Now that we’ve cleared away the wrapping paper, finally finished off the ham, returned or exchanged the Christmas gifts we didn’t want or need, and — very likely — well and truly broken our New Year resolutions already (‘What me, go to the gym?’), it’s time to acknowledge that we are indeed in 2019, and it might be time to clear out our bookshelves in order to make way for the parade of fabulous reading that is coming our way this year. You only have to look at what’s coming out in the first few months to know that there are some really fantastic books on offer this year, with something for everyone, and every taste.
January is just jam-packed with great reading. If you loved The Shadow of the Wind, by Carlos Ruiz Zafón, then in early January, run, don’t walk to your local bookshop, as I know you’re going to love The Binding, by Bridget Collins.
A farmer’s son is apprenticed to a Bookbinder, a vocation that arouses fear, superstition and prejudice — but one neither he nor his parents can afford to refuse. He will learn to hand-craft beautiful volumes, and within each he will capture something unique and extraordinary: a memory. If there’s something you want to forget, he can help. If there’s something you need to erase, he can assist. But one day, he makes a discovery: a book with his own name in it … The Binding is an unforgettable novel of enchantment, mystery, memory, and forbidden love, a homage to the allure and life-changing power of books.
Your New Year might involve a lot of lying by a beach or a pool (well, we can but dream). If that’s your kind of holiday, and you’re after something a bit lighter and purely entertaining to read, then you’re spoiled for choice. In January, Danielle Steel has a riveting new novel, Turning Point, which is bound to be a bestseller. How to Be Second Best by Jessica Dettmann (our first Book of the Monthfor 2019 — you can get it for 30 per cent discount at Booktopia by using the code NCBT18) is a hilarious and heartwarming novel by a sparking new talent about the dramas, delights and delirium of modern family life.
Going from one child to two is never easy for a family, but when Emma’s husband simultaneously fathers a third child with another woman, things get very tricky, very fast. The Woman in The Green Dress by Tea Cooper is a compelling historical mystery set in 19th century Australia, about an opal and a woman in a green dress; a green that is the colour of envy, the colour of poison … Or if your preference is for something darker and twistier, Call Me Evie by JP Pomare promises to be a striking and suspenseful read — a young woman is being held captive by a man named Jim in an isolated beach town. He says he’s hiding Evie to protect her, that she did something terrible back home in Melbourne. Evie’s not sure she can trust Jim, but can she trust her own memories?
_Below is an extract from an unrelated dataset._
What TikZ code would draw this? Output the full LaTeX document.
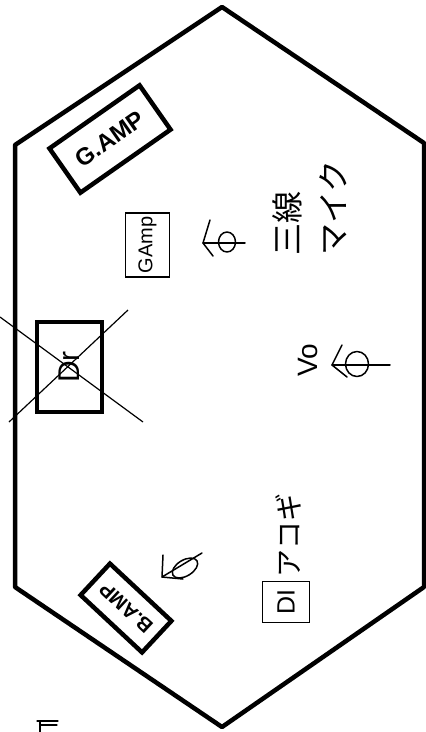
\documentclass[tikz,border=0pt]{standalone}
\usepackage{fontspec}
\setmainfont{Liberation Sans}
\newfontfamily\jpfont{Noto Sans CJK JP}
\begin{document}
\begin{tikzpicture}[x=1pt,y=-1pt,
  heavy/.style={line width=4.5pt},
  ampbox/.style={draw, line width=4.5pt, inner sep=0pt, font=\bfseries},
  pen/.style={line width=1.5pt, line cap=round, line join=round},
  penbox/.style={draw, line width=1.4pt, inner sep=0pt},
  crossline/.style={line width=1.2pt},
  hand/.style={inner sep=0pt}
]
\useasboundingbox (0,0) rectangle (426,732);
% stage outline
\draw[heavy, line join=round] (222,7) -- (15,145) -- (15,587) -- (222,727) -- (424,587) -- (424,143) -- cycle;

% amps
\node[ampbox, minimum width=110pt, minimum height=54pt, rotate=35,
      font=\bfseries\fontsize{24}{24}\selectfont] (gamp) at (110,139) {G.AMP};
\node[ampbox, minimum width=84pt, minimum height=43pt, rotate=137,
      font=\bfseries\fontsize{20}{20}\selectfont] (bamp) at (126,608) {B.AMP};

% drums (crossed out)
\node[draw, line width=4.5pt, minimum width=65pt, minimum height=90pt] (drbox) at (69.5,367) {};
\node[hand, rotate=90, font=\fontsize{30}{30}\selectfont] (drtext) at (drbox.center) {Dr};
\draw[crossline] (0,317) -- (143,422);
\draw[crossline] (128,310) -- (9,422);

% small guitar amp
\node[penbox, rotate=90, minimum width=64pt, minimum height=44pt,
      font=\fontsize{20}{20}\selectfont] (gampsmall) at (147.5,245) {GAmp};

% guitar mic
\draw[pen] (227,242) ellipse [x radius=8.5, y radius=10];
\draw[pen] (203,243) -- (245,243);
\draw[pen] (210,220) -- (203,243) -- (213,256);

% vocal mic
\draw[pen] (357,364) ellipse [x radius=11.5, y radius=12.5];
\draw[pen] (332,365) -- (390,365);
\draw[pen] (342,345) -- (332,365) -- (347,377);
\node[hand, rotate=90, font=\fontsize{28}{28}\selectfont] (vo) at (308,360) {Vo};

% bass mic
\draw[pen, rotate around={31:(185,568)}] (185,568) ellipse [x radius=14, y radius=8];
\draw[pen] (162,577) -- (202,553);
\draw[pen] (163,555) -- (162,577) -- (183,579);

% sanshin mic label
\node[hand, rotate=90, align=left, font=\jpfont\fontsize{32}{46}\selectfont] (sanshin) at (310,208) {三線\\マイク};

% DI acoustic guitar
\node[penbox, rotate=90, minimum width=41pt, minimum height=47pt,
      font=\fontsize{25}{25}\selectfont] (di) at (286,602) {DI};
\node[hand, rotate=90, font=\jpfont\fontsize{28}{28}\selectfont] (acogi) at (288,535) {アコギ};

% cut-off mark at bottom left
\draw[pen, line width=1.2pt] (37,721) -- (58,721);
\draw[pen, line width=1.2pt] (41,725) -- (57,725);
\draw[pen, line width=1.2pt] (40,721) -- (40,732);
\end{tikzpicture}
\end{document}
In February, look out for Not Bad People, by Brandy Scott — if you like Liane Moriarty, you’ll love this. Deliciously funny and unputdownable, it’s the story of three friends, thirty years’ worth of shared secrets, one impulsive gesture, and a terrible accident. When friendship goes bad, someone has to pay … In March, there’s After the Party, by Cassie Hamer.
An unexpected gift left at her daughter’s fifth birthday party in the form of a little girl pitches Sydney mum Lisa Wheeldon into events both hilarious and life-changing. It’s a funny, moving and clever story that asks what wouldn’t you do to save a child?
If you love crime and thrillers, 2019 is going to make you very happy. From Dervla McTiernan, the author of the critically acclaimed bestseller The Rúin, comes a compulsive new crime thriller The Scholar (March), again set in Galway and featuring DS Cormac Reilly in a high profile and high pressure case that’s uncomfortably close to home. There’s also the creepily compulsive Gone by Midnight by Candice Fox (February). The unsettling literary urban crime novel, The Rip, by Mark Brandi, or if you’re into something darker, look for Hunter, by Jack Heath (March).
And three more recommendations to tuck into your back pocket: The Van Apfel Girls are Gone by Felicity McLean (April) is a delight: Tikka Molloy was only eleven and one-sixth years old in the summer of 1992, the summer that the Van Apfel sisters — Hannah, the beautiful Cordelia and Ruth — disappeared, the summer she never forgot. Blackly comic, sharply observed and totally endearing, it’s The Virgin Suicides meets Jasper Jones meets Picnic at Hanging Rock. The Land Girls by Victoria Purman is a moving story of love, loss and survival, set against a little-known part of Australian wartime experience, told through the eyes of three women in the Australian Women’s Land Army. And finally, in May, international best-selling author of Tully and The Bronze Horseman, Paullina Simons returns with The Tiger Catcher — the first novel in her new ‘End of Forever trilogy’ — a sweeping and heartbreaking epic of love, death and destiny.